Whilst the SRS represents a valid and reliable protocol, readers should remain cognisant of the trade-off that simulation protocols pose between levels of ecological validity and experimental control [27]. Firstly, although replicating the relative time apportioned during matches to each locomotion activity, the impracticalities of changing speed every few seconds on a motorised treadmill make it difficult to replicate the exact duration of each individual running effort [26]. Meanwhile, the absence of changes of direction and unorthodox movements (i.e., sideways and backwards running) may compromise the ecological validity of treadmill-based protocols [7]. This notwithstanding, the modelling of treadmill simulations to incorporate frequent high-intensity activity changes can elicit biomechanical responses representative of match play [8]. The inability to express maximal running velocities represents another potential limitation of motorised treadmill protocols [41]. Sprinting does however account for only ~2% of the total distance covered by elite referees during match play, with maximal velocities rarely achieved during matches [14, 42]. The inability of such protocols to incorporate very high-intensity activities should therefore be considered with respect to their capacity to reliably impose physiological loads consistent with match play.
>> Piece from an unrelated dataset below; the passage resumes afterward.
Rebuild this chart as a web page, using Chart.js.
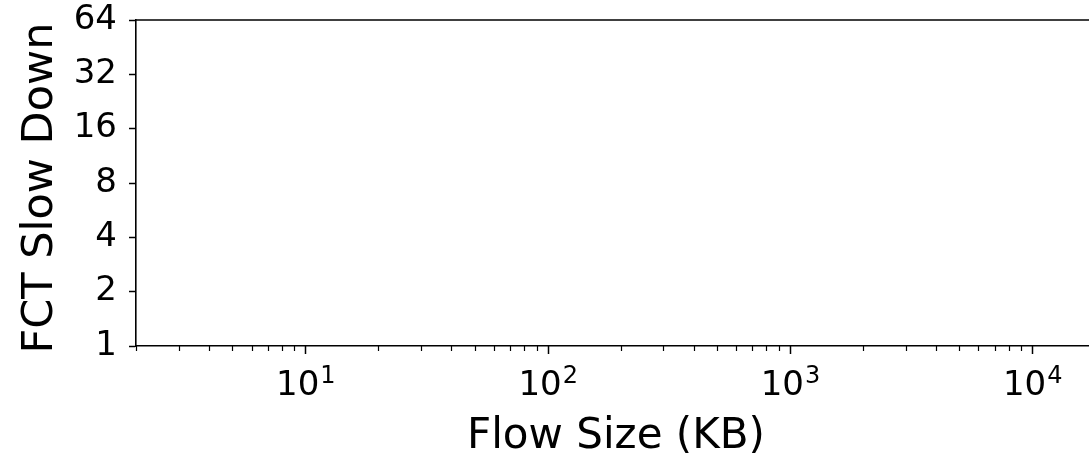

Finally, it must be acknowledged that whilst the SRS has been modelled on the match activities of elite referees, the physiological and perceptual responses elicited during the protocol have been validated amongst a sub-elite cohort. Referees in the current study were however of a national standard, possessed an aerobic capacity commensurate of elite soccer referees [16], and exhibited physiological and perceptual responses that were consistent with those observed amongst referees at the elite level [35, 36].

Conclusion

The SRS yields highly reproducible physiological and perceptual responses that are consistent with those of match play. Several applications therefore exist for the SRS. Firstly, applied practitioners may wish to use the SRS to profile the physical capacities of referees or to assess the effectiveness of training interventions. The reproducibility of the physiological responses produced during the SRS also lends support to its use within research where factors such as environmental conditions may be manipulated to evaluate their influence on simulated match performances. The inclusion of a referee-specific decision-making stimulus represents another important feature of the SRS. Researchers may therefore use the SRS to investigate the role and impact of dual-tasking on the physiological and perceptual-cognitive demands of soccer referees. The efficacy of the SRS as a training and testing tool also warrants investigation.